Entonces escucha la palabra, porque él mismo puede resonar conscientemente en su interior con la palabra del mundo. Entonces escucha la palabra del mundo en todo lo que se ha convertido. Entonces reconoce todo lo que se ha convertido como una expresión vibratoria de la palabra del mundo. Entonces reconoce el mundo sensorial como algo que fluye en el océano de la vida del mundo. Entonces se integra conscientemente en esta vida del mundo.
La luz del mundo se ha manifestado en el mundo fenoménico. La sabiduría del mundo se nos ha revelado como luz visible. La luz brilló en la oscuridad de la vida onírica crepuscular de la humanidad, para que pudieran ver ante sí los pensamientos de Dios en formas objetivas. Pero la oscuridad no comprendió la luz. Los seres humanos no han sabido leer en el mundo fenoménico el pensamiento divino que se hizo claramente visible ante nuestros ojos a través de la luz. Por eso aún no han podido elevarse a la conciencia de la vida del mundo, al reconocimiento de la Palabra. Primero debemos comprender la luz, el pensamiento divino que se ha objetivado; entonces podremos comprender la Palabra, el pensamiento divino vivo. La Palabra existía primero, pero solo la comprendemos más tarde. Lo que existía desde el principio solo se reconoce al final. Así se cierra el círculo del desarrollo humano, que surge de lo divino a través de la Palabra y vuelve a lo divino a través de la unión consciente con la Palabra.

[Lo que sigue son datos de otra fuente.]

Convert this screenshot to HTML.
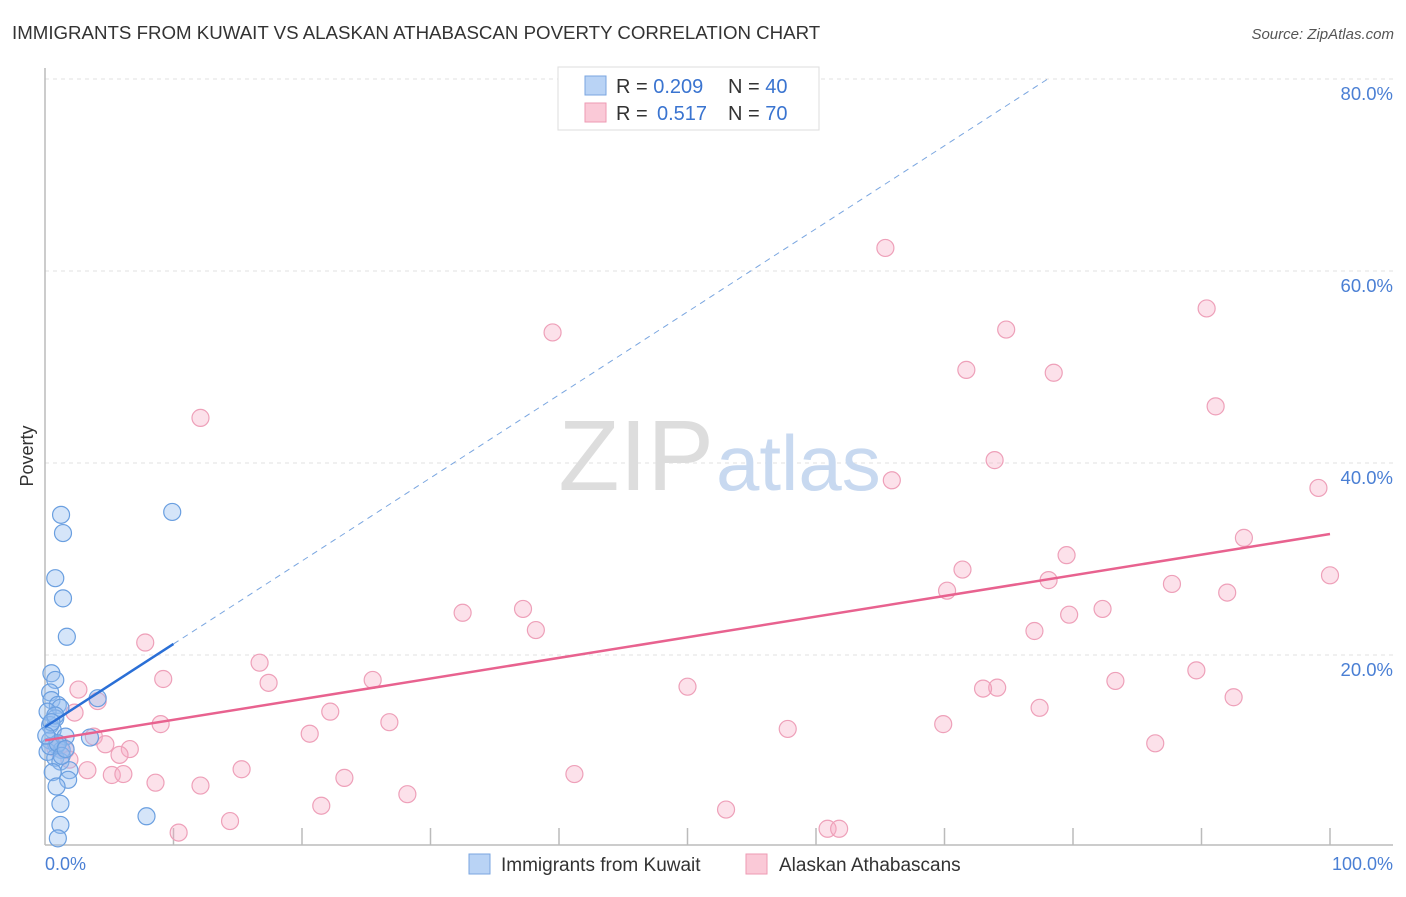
<!DOCTYPE html>
<html><head><meta charset="utf-8"><style>
body{margin:0;background:#fff;font-family:"Liberation Sans",sans-serif;}
svg text{font-family:"Liberation Sans",sans-serif;}
</style></head><body>
<svg id="chart" width="1406" height="892" viewBox="0 0 1406 892" xmlns="http://www.w3.org/2000/svg">
<text x="12" y="39" font-size="18.7" fill="#333">IMMIGRANTS FROM KUWAIT VS ALASKAN ATHABASCAN POVERTY CORRELATION CHART</text>
<text x="1394" y="39" font-size="15" fill="#555" text-anchor="end" font-style="italic">Source: ZipAtlas.com</text>
<g id="grid"></g>
<text x="714" y="490" font-size="100" fill="#ddd" text-anchor="end" font-family="Liberation Serif">ZIP</text>
<text x="716" y="490" font-size="78" fill="#c8d9f0">atlas</text>
<line x1="45" y1="68" x2="45" y2="845" stroke="#bbb" stroke-width="1.5"/>
<line x1="45" y1="845" x2="1393" y2="845" stroke="#bbb" stroke-width="1.5"/>
<g id="xticks"></g>
<g id="yticks"></g>
<text x="45" y="870" font-size="18" fill="#4a7fd4">0.0%</text>
<text x="1393" y="870" font-size="18" fill="#4a7fd4" text-anchor="end">100.0%</text>
<text transform="translate(33,456) rotate(-90)" font-size="18" fill="#333" text-anchor="middle">Poverty</text>
<g id="pinkpts"></g>
<g id="bluepts"></g>
<g id="lines"></g>
<g>
<rect x="558" y="67" width="261" height="63" fill="#fff" stroke="#ddd"/>
<rect x="585" y="76" width="21" height="19" fill="#b9d3f5" stroke="#7aa6e0"/>
<rect x="585" y="103" width="21" height="19" fill="#fac9d7" stroke="#ee9ab3"/>
<text x="616" y="93" font-size="20" fill="#333">R = <tspan fill="#3a74d0">0.209</tspan><tspan x="728">N = </tspan><tspan fill="#3a74d0">40</tspan></text>
<text x="616" y="120" font-size="20" fill="#333">R = <tspan x="657" fill="#3a74d0">0.517</tspan><tspan x="728">N = </tspan><tspan fill="#3a74d0">70</tspan></text>
</g>
<g>
<rect x="469" y="854" width="21" height="20" fill="#b9d3f5" stroke="#7aa6e0"/>
<text x="501" y="871" font-size="19" fill="#333">Immigrants from Kuwait</text>
<rect x="746" y="854" width="21" height="20" fill="#fac9d7" stroke="#ee9ab3"/>
<text x="779" y="871" font-size="19" fill="#333">Alaskan Athabascans</text>
</g>
</svg>
<script>
const yTicks=[20,40,60,80];
const yTickLabels=["20.0%","40.0%","60.0%","80.0%"];
const xTickVals=[10,20,30,40,50,60,70,80,90,100];
const blueX=[1.25,1.4,0.8,1.4,1.7,9.9,4.1,0.5,0.8,0.4,0.5,1.0,1.2,0.2,0.8,0.4,0.6,1.6,0.4,0.9,1.3,0.2,0.8,1.2,0.6,1.9,1.8,0.9,1.2,1.2,1.0,3.5,7.9,0.4,0.8,0.5,1.0,0.1,1.3,1.6];
const blueY=[34.6,32.7,28.0,25.9,21.9,34.9,15.5,18.1,17.4,16.1,15.3,14.8,14.5,14.1,13.4,12.7,12.2,11.5,11.1,10.6,10.1,9.9,9.3,8.9,7.8,8.0,7.0,6.3,4.5,2.3,0.9,11.4,3.2,10.5,13.7,13.0,10.8,11.6,9.5,10.2];
const pinkX=[12.1,39.5,65.4,74.8,90.4,71.7,78.5,91.1,73.9,65.9,99.1,93.3,79.5,71.4,78.1,70.2,87.7,92.0,100,32.5,37.2,38.2,82.3,79.7,77.0,7.8,16.7,9.2,17.4,25.5,50.0,74.1,73.0,83.3,89.6,92.5,77.4,2.6,4.1,2.3,22.2,9.0,26.8,69.9,20.6,57.8,3.8,86.4,4.7,6.6,1.6,5.8,3.3,5.2,6.1,15.3,23.3,41.2,8.6,12.1,21.5,28.2,53.0,14.4,10.4,60.9,61.8,1.2,1.9,0.8];
const pinkY=[44.7,53.6,62.4,53.9,56.1,49.7,49.4,45.9,40.3,38.2,37.4,32.2,30.4,28.9,27.8,26.7,27.4,26.5,28.3,24.4,24.8,22.6,24.8,24.2,22.5,21.3,19.2,17.5,17.1,17.4,16.7,16.6,16.5,17.3,18.4,15.6,14.5,16.4,15.2,14.0,14.1,12.8,13.0,12.8,11.8,12.3,11.5,10.8,10.7,10.2,10.1,9.6,8.0,7.5,7.6,8.1,7.2,7.6,6.7,6.4,4.3,5.5,3.9,2.7,1.5,1.9,1.9,10.6,9.1,10.3];
const blueTrend=[12.5,0.865];
const pinkTrend=[11.1,0.215];
const NS="http://www.w3.org/2000/svg";
const sx=v=>45+v*12.85, sy=v=>847-v*9.6;
function mk(t,a,p){const e=document.createElementNS(NS,t);for(const k in a)e.setAttribute(k,a[k]);p.appendChild(e);return e;}
const grid=document.getElementById('grid'),yt=document.getElementById('yticks'),xt=document.getElementById('xticks');
yTicks.forEach((v,i)=>{
 const l=mk('line',{x1:45,x2:1393,y1:sy(v),y2:sy(v),stroke:'#e2e2e2','stroke-dasharray':'4,4'},grid);
 
 
 const t=mk('text',{x:1393,y:sy(v)+21,'font-size':18.5,fill:'#4a7fd4','text-anchor':'end'},yt);
 t.textContent=yTickLabels[i];
 
 
});
xTickVals.forEach(v=>{
 const l=mk('line',{x1:sx(v),x2:sx(v),y1:828,y2:845,stroke:'#bbb','stroke-width':1.5},xt);
 
 
});
const pg=document.getElementById('pinkpts');
pinkX.forEach((x,i)=>{
 const c=mk('circle',{cx:sx(x),cy:sy(pinkY[i]),r:8.5,fill:'rgba(246,170,195,0.35)',stroke:'#eea0b9','stroke-width':1.2},pg);
 
 
});
const bg=document.getElementById('bluepts');
blueX.forEach((x,i)=>{
 const c=mk('circle',{cx:sx(x),cy:sy(blueY[i]),r:8.5,fill:'rgba(150,190,240,0.4)',stroke:'#6a9fe0','stroke-width':1.2},bg);
 
 
});
const lg=document.getElementById('lines');
const pl=mk('line',{x1:sx(0),y1:sy(pinkTrend[0]),x2:sx(100),y2:sy(pinkTrend[0]+pinkTrend[1]*100),stroke:'#e8628f','stroke-width':2.5},lg);


const bl=mk('line',{x1:sx(0),y1:sy(blueTrend[0]),x2:sx(10),y2:sy(blueTrend[0]+blueTrend[1]*10),stroke:'#2a6fd6','stroke-width':2.5},lg);


const xEnd=(80-blueTrend[0])/blueTrend[1];
const bd=mk('line',{x1:sx(10),y1:sy(blueTrend[0]+blueTrend[1]*10),x2:sx(xEnd),y2:sy(80),stroke:'#7aa6e0','stroke-width':1,'stroke-dasharray':'6,5'},lg);


</script>
</body></html>
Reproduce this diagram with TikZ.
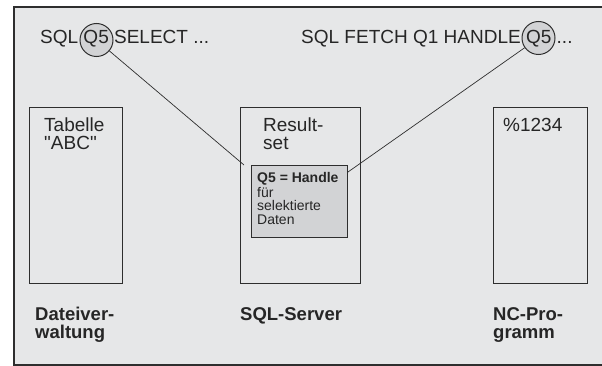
\documentclass[tikz,border=0pt]{standalone}
\usepackage{fontspec}
\setmainfont{Liberation Sans}
\definecolor{bgc}{HTML}{E6E7E8}
\definecolor{hfill}{HTML}{D2D3D5}
\definecolor{linec}{HTML}{2E2E2E}
\definecolor{txtc}{HTML}{262626}
\begin{document}
\begin{tikzpicture}[x=1pt,y=-1pt,
  frame/.style={fill=bgc,draw=linec,line width=1.5pt},
  colbox/.style={draw=linec,line width=1.2pt,anchor=north west,inner sep=0pt,minimum width=#1,minimum height=176pt},
  hbox/.style={draw=linec,fill=hfill,line width=1.2pt,anchor=north west,inner sep=0pt,minimum width=96pt,minimum height=72pt},
  hcirc/.style={circle,draw=linec,fill=hfill,line width=1pt,inner sep=0pt,minimum size=33pt},
  conn/.style={draw=linec,line width=0.7pt},
  lbl/.style={anchor=base west,inner sep=0pt,text=txtc,font=\fontsize{19}{19}\selectfont},
  blbl/.style={anchor=base west,inner sep=0pt,text=txtc,font=\fontsize{18.5}{18.5}\selectfont\bfseries},
  small/.style={anchor=base west,inner sep=0pt,text=txtc,font=\fontsize{14}{14}\selectfont},
  smallb/.style={anchor=base west,inner sep=0pt,text=txtc,font=\fontsize{14}{14}\selectfont\bfseries}]
\useasboundingbox (0,0) rectangle (602,366);
\clip (0,0) rectangle (602,366);
\fill[white] (0,0) rectangle (602,366);
\path[frame] (14,7) rectangle (612,365);
% columns
\node[colbox=93pt] (tab) at (29,107) {};
\node[colbox=120pt] (srv) at (240,107) {};
\node[colbox=94pt] (nc) at (493,107) {};
\node[hbox] (hb) at (251,165) {};
% handle circles
\node[hcirc] (c1) at (96.5,40) {};
\node[hcirc] (c2) at (538.5,38) {};
% top statements
\node[lbl] (s1) at (40,44) {SQL Q5 SELECT ...};
\node[lbl] (s2) at (301,44) {SQL FETCH Q1 HANDLE Q5 ...};
% box texts
\node[lbl] (t1) at (44,132) {Tabelle};
\node[lbl] (t2) at (44,150) {\textquotedbl ABC\textquotedbl};
\node[lbl] (r1) at (263,132) {Result-};
\node[lbl] (r2) at (263,150) {set};
\node[lbl] (p1) at (503,132) {\%1234};
\node[smallb] (h1) at (257,183) {Q5 = Handle};
\node[small] (h2) at (257,197) {für};
\node[small] (h3) at (257,210.5) {selektierte};
\node[small] (h4) at (257,224) {Daten};
% bottom labels
\node[blbl] (d1) at (35,320) {Dateiver-};
\node[blbl] (d2) at (35,338) {waltung};
\node[blbl] (q1) at (240,320) {SQL-Server};
\node[blbl] (n1) at (493,320) {NC-Pro-};
\node[blbl] (n2) at (493,338) {gramm};
% connectors
\coordinate (e1) at (244,165);
\coordinate (e2) at (348,172);
\draw[conn] (c1) -- (e1);
\draw[conn] (c2) -- (e2);
\end{tikzpicture}
\end{document}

Debemos reconocer la divinidad en lo creado. Debemos vivir en ella a través de la unión con la vida misma. Es esta vida la que nos conecta con la fuerza primigenia del ser, desde el principio. A través de esta vida fluimos de vuelta a la fuerza primigenia del ser y luego brotamos conscientemente como parte de ella. Entonces nuestra conciencia se convierte en conciencia creadora. Entonces, al igual que ahora vivimos conscientemente y producimos en lo físico, viviremos conscientemente y produciremos en lo espiritual y daremos forma a nuestra conciencia a través de nuestra palabra. Entonces de nosotros surgirá un nuevo cosmos.